A ratchet produces directed motion from fluctuations — extracting useful work from noise by breaking a symmetry. The classic Feynman ratchet uses a spatial asymmetry: a sawtooth-shaped potential that is easy to move along in one direction and hard in the other. The fluctuations provide the energy; the asymmetry provides the direction.
Pamulaparthy and Harris (arXiv 2602.23327, February 2026) demonstrate a ratchet that requires no spatial asymmetry at all. The asymmetry is entirely temporal: the distributions of waiting times before forward and backward steps differ, even though they have the same mean. Same average duration between steps in both directions. Different shapes of the distribution — different variances, different tails. The difference is enough to generate a sustained current.
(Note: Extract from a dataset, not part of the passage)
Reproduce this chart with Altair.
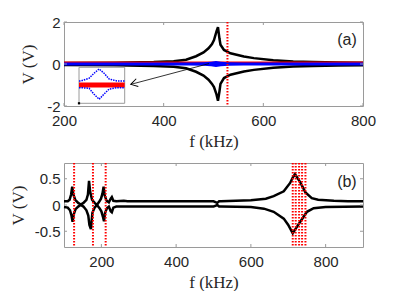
import altair as alt
import pandas as pd

W, H = 299, 84

# ---------------- Panel (a) data ----------------
a_f = [200, 300, 380, 420, 445, 465, 480, 490, 497, 501, 506, 509, 512, 514, 521, 534, 561, 581, 620, 660, 700, 750, 800]
a_up = [0.05, 0.06, 0.09, 0.13, 0.2, 0.37, 0.55, 0.75, 0.95, 1.14, 1.55, 1.75, 1.2, 0.92, 0.67, 0.51, 0.36, 0.28, 0.18, 0.12, 0.09, 0.07, 0.06]
a_lo = [-0.05, -0.06, -0.09, -0.13, -0.2, -0.37, -0.55, -0.75, -0.95, -1.1, -1.45, -1.75, -1.3, -0.95, -0.67, -0.51, -0.36, -0.28, -0.18, -0.12, -0.09, -0.07, -0.06]

a_blue_f = [200, 450, 480, 495, 505, 515, 530, 560, 800]
a_blue_up = [0.07, 0.07, 0.08, 0.11, 0.14, 0.11, 0.08, 0.07, 0.07]
a_blue_lo = [-0.07, -0.07, -0.08, -0.11, -0.14, -0.11, -0.08, -0.07, -0.07]

a_red_f = [200, 800]
a_red_v = [0.08, 0.08]

a_vlines = [528]

arrow_f = [491, 334]
arrow_v = [0.02, -0.97]

# inset (magnified blue / red traces)
in_f = [460, 464, 482, 493, 504, 515, 526, 543, 560]
in_blue_up = [0.029, 0.029, 0.047, 0.08, 0.109, 0.08, 0.042, 0.029, 0.029]
in_blue_lo = [-0.016, -0.016, -0.02, -0.06, -0.093, -0.058, -0.025, -0.016, -0.016]
in_red_f = [460, 560]
in_red_v = [0.002, 0.002]
in_dom_f = [460, 560]
in_dom_v = [-0.12, 0.12]

# ---------------- Panel (b) data ----------------
b_up_f = [100, 110, 115, 119, 122, 125, 130, 138, 145, 152, 160, 164, 167, 170, 175, 182, 188, 194, 199, 203,
          206, 209, 214, 220, 225, 228, 232, 240, 260, 270, 300, 400, 500, 510, 515, 520, 600, 640, 661, 688,
          705, 712, 718, 733, 746, 763, 780, 822, 860, 900]
b_up = [0.07, 0.07, 0.1, 0.2, 0.35, 0.2, 0.1, 0.04, 0.01, 0.04, 0.1, 0.2, 0.46, 0.25, 0.1, 0.04, 0.0, 0.06, 0.12, 0.22,
        0.35, 0.18, 0.08, 0.05, 0.12, 0.15, 0.08, 0.07, 0.08, 0.07, 0.07, 0.07, 0.07, 0.04, 0.07, 0.07, 0.09, 0.12, 0.17, 0.26,
        0.42, 0.52, 0.59, 0.42, 0.24, 0.13, 0.1, 0.08, 0.07, 0.07]
b_lo_f = [100, 110, 116, 120, 123, 126, 131, 138, 145, 152, 160, 165, 168, 172, 176, 182, 188, 195, 200, 204,
          207, 210, 215, 220, 225, 228, 232, 240, 300, 400, 500, 510, 515, 520, 600, 635, 661, 688, 700, 712,
          720, 733, 750, 768, 800, 900]
b_lo = [-0.04, -0.05, -0.1, -0.2, -0.32, -0.18, -0.08, -0.03, 0.0, -0.03, -0.1, -0.2, -0.38, -0.46, -0.15, -0.05, 0.0, -0.06, -0.12, -0.22,
        -0.31, -0.15, -0.06, -0.03, -0.12, -0.14, -0.05, -0.03, -0.03, -0.03, -0.03, 0.0, -0.03, -0.03, -0.04, -0.07, -0.13, -0.26, -0.38, -0.54,
        -0.45, -0.31, -0.13, -0.06, -0.04, -0.03]
b_vlines = [127, 177.5, 211.5, 712, 720, 729, 737, 746]

a_xticks = [200, 400, 600, 800]
a_yticks = [-2, 0, 2]
b_xticks = [200, 400, 600, 800]
b_yticks = [-0.5, 0, 0.5]

FRAME = "#9a9a9a"
TXT = "#262626"
LBL = "datum.value < 0 ? '-' + format(-datum.value, '') : format(datum.value, '')"


def make_panel(xdom, ydom, xticks, yticks, layers_fn, label, label_pos, ytitle_x):
    def X(field="f"):
        return alt.X(f"{field}:Q", scale=alt.Scale(domain=xdom, nice=False, zero=False),
                     axis=alt.Axis(values=xticks, title="f (kHz)", labelExpr=LBL, titlePadding=5,
                                   labelPadding=7))

    def Y(field="v"):
        return alt.Y(f"{field}:Q", scale=alt.Scale(domain=ydom, nice=False, zero=False),
                     axis=alt.Axis(values=yticks, title="V (V)", labelExpr=LBL, titleX=ytitle_x,
                                   titleY=H / 2))

    layers = layers_fn(X, Y)
    # inside ticks
    xt = pd.DataFrame({"f": xticks})
    yt = pd.DataFrame({"v": yticks})
    tk = dict(color=FRAME, strokeWidth=1)
    layers += [
        alt.Chart(xt).mark_rule(**tk).encode(x=X(), y=alt.value(0), y2=alt.value(3)),
        alt.Chart(xt).mark_rule(**tk).encode(x=X(), y=alt.value(H - 3), y2=alt.value(H)),
        alt.Chart(yt).mark_rule(**tk).encode(y=Y(), x=alt.value(0), x2=alt.value(3)),
        alt.Chart(yt).mark_rule(**tk).encode(y=Y(), x=alt.value(W - 3), x2=alt.value(W)),
    ]
    lab = pd.DataFrame({"f": [label_pos[0]], "v": [label_pos[1]], "t": [label]})
    layers.append(alt.Chart(lab).mark_text(font="Liberation Sans", fontSize=16, color=TXT,
                                           align="center", baseline="middle").encode(x=X(), y=Y(), text="t:N"))
    return layers


def layers_a(X, Y):
    black = pd.DataFrame({"f": a_f, "up": a_up, "lo": a_lo})
    blue = pd.DataFrame({"f": a_blue_f, "up": a_blue_up, "lo": a_blue_lo})
    red = pd.DataFrame({"f": a_red_f, "v": a_red_v})
    vl = pd.DataFrame({"f": a_vlines})
    arr = pd.DataFrame({"f": arrow_f, "v": arrow_v, "o": [0, 1]})
    head = pd.DataFrame({"f": arrow_f[1:], "v": arrow_v[1:]})
    return [
        alt.Chart(black).mark_line(color="black", strokeWidth=2.5).encode(x=X(), y=Y("up")),
        alt.Chart(black).mark_line(color="black", strokeWidth=2.5).encode(x=X(), y=Y("lo")),
        alt.Chart(red).mark_line(color="#ff0000", strokeWidth=1.5).encode(x=X(), y=Y()),
        alt.Chart(blue).mark_area(color="#0000ff", opacity=1).encode(x=X(), y=Y("lo"), y2="up:Q"),
        alt.Chart(vl).mark_rule(color="#ff0000", strokeWidth=2, strokeDash=[1.5, 1.5]).encode(x=X()),
        alt.Chart(arr).mark_line(color="black", strokeWidth=0.8).encode(x=X(), y=Y(), order="o:Q"),
        alt.Chart(head).mark_point(shape="M2,-1.2L0,0L2,1.2", filled=False, color="black", strokeWidth=1,
                                   size=45, angle=345, opacity=1).encode(x=X(), y=Y()),
    ]


def inset_layers():
    xs = alt.Scale(domain=in_dom_f, range=[15, 60.7], nice=False, zero=False)
    ys = alt.Scale(domain=in_dom_v, range=[81.3, 45.3], nice=False, zero=False)
    XI = lambda: alt.X("fi:Q", scale=xs, axis=None)
    YI = lambda fld="vi": alt.Y(f"{fld}:Q", scale=ys, axis=None)
    box = pd.DataFrame({"fi": [in_dom_f[0]], "fi2": [in_dom_f[1]], "vi": [in_dom_v[0]], "vi2": [in_dom_v[1]]})
    bl = pd.DataFrame({"fi": in_f, "up": in_blue_up, "lo": in_blue_lo})
    rd = pd.DataFrame({"fi": in_red_f, "vi": in_red_v})
    mk = pd.DataFrame({"fi": [in_dom_f[0]], "vi": [in_dom_v[0]]})
    return alt.layer(
        alt.Chart(box).mark_rect(fill="white", stroke=FRAME, strokeWidth=1).encode(
            x=XI(), x2="fi2:Q", y=YI(), y2="vi2:Q"),
        alt.Chart(rd).mark_line(color="#ff0000", strokeWidth=5).encode(x=XI(), y=YI()),
        alt.Chart(bl).mark_line(color="#0000ff", strokeWidth=1.5, strokeDash=[1.5, 1]).encode(x=XI(), y=YI("up")),
        alt.Chart(bl).mark_line(color="#0000ff", strokeWidth=1.5, strokeDash=[1.5, 1]).encode(x=XI(), y=YI("lo")),
        alt.Chart(mk).mark_square(color="black", size=5, opacity=1).encode(x=XI(), y=YI()),
    )


def layers_b(X, Y):
    up = pd.DataFrame({"f": b_up_f, "v": b_up})
    lo = pd.DataFrame({"f": b_lo_f, "v": b_lo})
    vl = pd.DataFrame({"f": b_vlines})
    return [
        alt.Chart(up).mark_line(color="black", strokeWidth=2.5).encode(x=X(), y=Y()),
        alt.Chart(lo).mark_line(color="black", strokeWidth=2.5).encode(x=X(), y=Y()),
        alt.Chart(vl).mark_rule(color="#ff0000", strokeWidth=2, strokeDash=[1.5, 1.5]).encode(x=X()),
    ]


pa = make_panel([200, 800], [-2, 2], a_xticks, a_yticks, layers_a, "(a)", (768, 1.14), -27)
main_a = alt.layer(*pa)
chart_a = alt.layer(main_a, inset_layers()).resolve_scale(x="independent", y="independent").properties(width=W, height=H)

pb = make_panel([100, 900], [-0.8, 0.8], b_xticks, b_yticks, layers_b, "(b)", (857, 0.44), -37)
chart_b = alt.layer(*pb).properties(width=W, height=H)

chart = alt.vconcat(chart_a, chart_b, spacing=11).properties(
    padding={"left": 0, "top": 6, "right": 5, "bottom": 0}
).configure_view(stroke=FRAME, strokeWidth=1).configure_axis(
    grid=False, domain=False, ticks=False, labelFlush=False,
    labelFont="Liberation Sans", labelFontSize=15, labelColor=TXT, labelPadding=4,
    titleFont="Liberation Serif", titleFontSize=17, titleFontWeight="normal", titleColor=TXT,
)

chart.save("out.html", embed_options={"renderer": "svg", "actions": False})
The mechanism is a continuous-time random walk where particles randomly reverse direction. Each reorientation resets the clock, and the time until the next step is drawn from a waiting-time distribution that depends on whether the particle is currently moving forward or backward. If forward steps have a narrower distribution (more predictable timing) and backward steps have a wider one (more variable timing), a net current emerges in the forward direction — even though the mean step rates are identical.
The current arises from the shape of time. Narrower distributions concentrate steps around the mean, producing steady forward progress. Wider distributions spread backward steps over a longer range, sometimes delaying them far beyond the mean. The asymmetry in the higher moments — variance, skewness, tail behavior — breaks the time-reversal symmetry that would otherwise guarantee zero net flow.
The large deviations analysis characterizes how the current fluctuates. The complete rate function — the probability of observing a current far from the mean — is derived via renewal theory. The structure of the rate function determines whether the system exhibits dynamical phase transitions: qualitative changes in the fluctuation behavior at extreme currents.
No potential. No spatial structure. No external force. The direction comes from when things happen, not where.